_DATA SHOWN_.
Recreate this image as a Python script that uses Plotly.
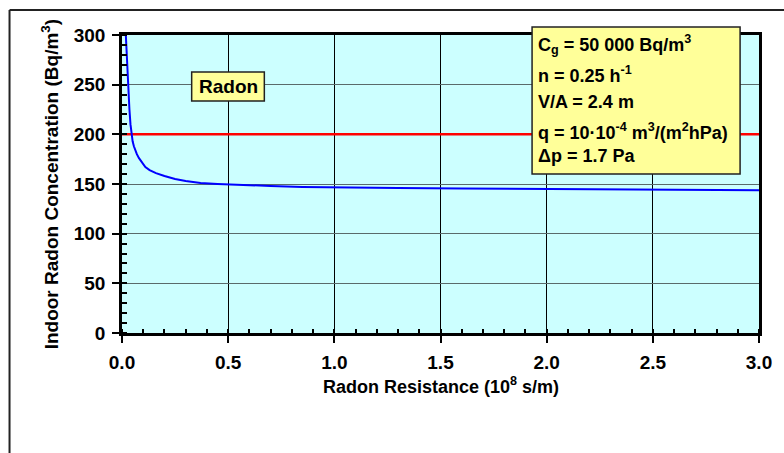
import plotly.graph_objects as go

# Data
resistance = [0.018, 0.022, 0.026, 0.03, 0.035, 0.04, 0.045, 0.05, 0.056, 0.062, 0.07, 0.08, 0.095,
              0.11, 0.13, 0.16, 0.2, 0.25, 0.3, 0.37, 0.45, 0.55, 0.7, 0.85, 1.0,
              1.3, 1.6, 2.0, 2.4, 2.75, 3.0]
concentration = [300, 278, 258, 242, 225, 210, 200, 193, 188, 184, 180, 176, 171,
                 167, 164, 161, 158, 155, 153, 151, 150, 149, 148, 147, 146.5,
                 146, 145.5, 145, 144.8, 144, 143.8]
limit_x = [0, 3]
limit_y = [200, 200]

x_ticks = [0, 0.5, 1.0, 1.5, 2.0, 2.5, 3.0]
x_ticklabels = ["0.0", "0.5", "1.0", "1.5", "2.0", "2.5", "3.0"]
y_ticks = [0, 50, 100, 150, 200, 250, 300]

param_lines = [
    "C<sub>g</sub> = 50 000 Bq/m<sup>3</sup>",
    "n = 0.25 h<sup>-1</sup>",
    "V/A = 2.4 m",
    "q = 10·10<sup>-4</sup> m<sup>3</sup>/(m<sup>2</sup>hPa)",
    "Δp = 1.7 Pa",
]

FONT = "Liberation Sans, Arial, sans-serif"

fig = go.Figure()
fig.add_trace(go.Scatter(x=limit_x, y=limit_y, mode="lines",
                         line=dict(color="#FF0000", width=2.5), hoverinfo="skip"))
fig.add_trace(go.Scatter(x=resistance, y=concentration, mode="lines",
                         line=dict(color="#0000FF", width=2)))

W, H = 784, 453
L, R, T, B = 122, 22, 35, 120
pw, ph = W - L - R, H - T - B

def px(x):
    return (x - L) / pw

def py(y):
    return (H - B - y) / ph

fig.update_layout(
    width=W, height=H,
    margin=dict(l=L, r=R, t=T, b=B),
    paper_bgcolor="white",
    plot_bgcolor="#CCFFFF",
    showlegend=False,
    font=dict(family=FONT, color="black"),
    xaxis=dict(
        range=[0, 3], tickvals=x_ticks, ticktext=x_ticklabels,
        showgrid=True, gridcolor="#000000", gridwidth=1,
        showline=True, linecolor="black", linewidth=2.5, mirror=True,
        ticks="outside", ticklen=7, tickwidth=2, tickcolor="black",
        ticklabelstandoff=3,
        minor=dict(dtick=0.1, ticks="inside", ticklen=4, tickwidth=2, tickcolor="black", showgrid=False),
        tickfont=dict(size=19, family=FONT, weight="bold"),
        zeroline=False, fixedrange=True,
    ),
    yaxis=dict(
        range=[0, 300], tickvals=y_ticks,
        showgrid=True, gridcolor="#5A6A6A", gridwidth=1,
        showline=True, linecolor="black", linewidth=2.5, mirror=True,
        ticks="outside", ticklen=7, tickwidth=2, tickcolor="black",
        ticklabelstandoff=3,
        minor=dict(dtick=10, ticks="inside", ticklen=5, tickwidth=2, tickcolor="black", showgrid=False),
        tickfont=dict(size=19, family=FONT, weight="bold"),
        zeroline=False, fixedrange=True,
    ),
)

shapes = [
    # outer chart border (cropped)
    dict(type="line", xref="paper", yref="paper", x0=px(9), x1=px(9), y0=py(10), y1=py(470),
         line=dict(color="#222222", width=2)),
    dict(type="line", xref="paper", yref="paper", x0=px(9), x1=px(800), y0=py(10), y1=py(10),
         line=dict(color="#222222", width=2)),
    # parameter box
    dict(type="rect", xref="paper", yref="paper", x0=px(534), x1=px(743), y0=py(174), y1=py(27),
         fillcolor="#FFFF99", line=dict(color="#222222", width=1.5), layer="above"),
    # "Radon" label box
    dict(type="rect", xref="paper", yref="paper", x0=px(192), x1=px(265), y0=py(101), y1=py(72),
         fillcolor="#FFFF99", line=dict(color="#222222", width=1.5), layer="above"),
]

annotations = [
    dict(text="Indoor Radon Concentration (Bq/m<sup>3</sup>)", xref="paper", yref="paper",
         x=px(50), y=0.5, textangle=-90, showarrow=False, xanchor="center", yanchor="middle",
         font=dict(size=19, family=FONT, weight="bold")),
    dict(text="Radon Resistance (10<sup>8</sup> s/m)", xref="paper", yref="paper",
         x=0.5, y=py(385), showarrow=False, xanchor="center", yanchor="middle",
         font=dict(size=18, family=FONT, weight="bold")),
    dict(text="Radon", x=px(228.5), y=py(86.5), xref="paper", yref="paper", showarrow=False,
         xanchor="center", yanchor="middle",
         font=dict(size=19, family=FONT, weight="bold")),
]
line_y = [45, 74, 102, 131, 156]
for t, yy in zip(param_lines, line_y):
    annotations.append(dict(text=t, xref="paper", yref="paper", x=px(538), y=py(yy),
                            xanchor="left", yanchor="middle", showarrow=False,
                            font=dict(size=18, family=FONT, weight="bold")))

fig.update_layout(shapes=shapes, annotations=annotations)
fig.write_html("out.html", config={"displayModeBar": False},
               post_script="document.body.style.margin='0';document.body.style.overflow='hidden';")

_STATED GOAL_. Quote the data above in full, leaving out the pictures it holds.

_REPLY TO THE EXERCISE_.
Recreate this image as a Python script that uses Plotly.
import plotly.graph_objects as go

# Data
resistance = [0.018, 0.022, 0.026, 0.03, 0.035, 0.04, 0.045, 0.05, 0.056, 0.062, 0.07, 0.08, 0.095,
              0.11, 0.13, 0.16, 0.2, 0.25, 0.3, 0.37, 0.45, 0.55, 0.7, 0.85, 1.0,
              1.3, 1.6, 2.0, 2.4, 2.75, 3.0]
concentration = [300, 278, 258, 242, 225, 210, 200, 193, 188, 184, 180, 176, 171,
                 167, 164, 161, 158, 155, 153, 151, 150, 149, 148, 147, 146.5,
                 146, 145.5, 145, 144.8, 144, 143.8]
limit_x = [0, 3]
limit_y = [200, 200]

x_ticks = [0, 0.5, 1.0, 1.5, 2.0, 2.5, 3.0]
x_ticklabels = ["0.0", "0.5", "1.0", "1.5", "2.0", "2.5", "3.0"]
y_ticks = [0, 50, 100, 150, 200, 250, 300]

param_lines = [
    "C<sub>g</sub> = 50 000 Bq/m<sup>3</sup>",
    "n = 0.25 h<sup>-1</sup>",
    "V/A = 2.4 m",
    "q = 10·10<sup>-4</sup> m<sup>3</sup>/(m<sup>2</sup>hPa)",
    "Δp = 1.7 Pa",
]

FONT = "Liberation Sans, Arial, sans-serif"

fig = go.Figure()
fig.add_trace(go.Scatter(x=limit_x, y=limit_y, mode="lines",
                         line=dict(color="#FF0000", width=2.5), hoverinfo="skip"))
fig.add_trace(go.Scatter(x=resistance, y=concentration, mode="lines",
                         line=dict(color="#0000FF", width=2)))

W, H = 784, 453
L, R, T, B = 122, 22, 35, 120
pw, ph = W - L - R, H - T - B

def px(x):
    return (x - L) / pw

def py(y):
    return (H - B - y) / ph

fig.update_layout(
    width=W, height=H,
    margin=dict(l=L, r=R, t=T, b=B),
    paper_bgcolor="white",
    plot_bgcolor="#CCFFFF",
    showlegend=False,
    font=dict(family=FONT, color="black"),
    xaxis=dict(
        range=[0, 3], tickvals=x_ticks, ticktext=x_ticklabels,
        showgrid=True, gridcolor="#000000", gridwidth=1,
        showline=True, linecolor="black", linewidth=2.5, mirror=True,
        ticks="outside", ticklen=7, tickwidth=2, tickcolor="black",
        ticklabelstandoff=3,
        minor=dict(dtick=0.1, ticks="inside", ticklen=4, tickwidth=2, tickcolor="black", showgrid=False),
        tickfont=dict(size=19, family=FONT, weight="bold"),
        zeroline=False, fixedrange=True,
    ),
    yaxis=dict(
        range=[0, 300], tickvals=y_ticks,
        showgrid=True, gridcolor="#5A6A6A", gridwidth=1,
        showline=True, linecolor="black", linewidth=2.5, mirror=True,
        ticks="outside", ticklen=7, tickwidth=2, tickcolor="black",
        ticklabelstandoff=3,
        minor=dict(dtick=10, ticks="inside", ticklen=5, tickwidth=2, tickcolor="black", showgrid=False),
        tickfont=dict(size=19, family=FONT, weight="bold"),
        zeroline=False, fixedrange=True,
    ),
)

shapes = [
    # outer chart border (cropped)
    dict(type="line", xref="paper", yref="paper", x0=px(9), x1=px(9), y0=py(10), y1=py(470),
         line=dict(color="#222222", width=2)),
    dict(type="line", xref="paper", yref="paper", x0=px(9), x1=px(800), y0=py(10), y1=py(10),
         line=dict(color="#222222", width=2)),
    # parameter box
    dict(type="rect", xref="paper", yref="paper", x0=px(534), x1=px(743), y0=py(174), y1=py(27),
         fillcolor="#FFFF99", line=dict(color="#222222", width=1.5), layer="above"),
    # "Radon" label box
    dict(type="rect", xref="paper", yref="paper", x0=px(192), x1=px(265), y0=py(101), y1=py(72),
         fillcolor="#FFFF99", line=dict(color="#222222", width=1.5), layer="above"),
]

annotations = [
    dict(text="Indoor Radon Concentration (Bq/m<sup>3</sup>)", xref="paper", yref="paper",
         x=px(50), y=0.5, textangle=-90, showarrow=False, xanchor="center", yanchor="middle",
         font=dict(size=19, family=FONT, weight="bold")),
    dict(text="Radon Resistance (10<sup>8</sup> s/m)", xref="paper", yref="paper",
         x=0.5, y=py(385), showarrow=False, xanchor="center", yanchor="middle",
         font=dict(size=18, family=FONT, weight="bold")),
    dict(text="Radon", x=px(228.5), y=py(86.5), xref="paper", yref="paper", showarrow=False,
         xanchor="center", yanchor="middle",
         font=dict(size=19, family=FONT, weight="bold")),
]
line_y = [45, 74, 102, 131, 156]
for t, yy in zip(param_lines, line_y):
    annotations.append(dict(text=t, xref="paper", yref="paper", x=px(538), y=py(yy),
                            xanchor="left", yanchor="middle", showarrow=False,
                            font=dict(size=18, family=FONT, weight="bold")))

fig.update_layout(shapes=shapes, annotations=annotations)
fig.write_html("out.html", config={"displayModeBar": False},
               post_script="document.body.style.margin='0';document.body.style.overflow='hidden';")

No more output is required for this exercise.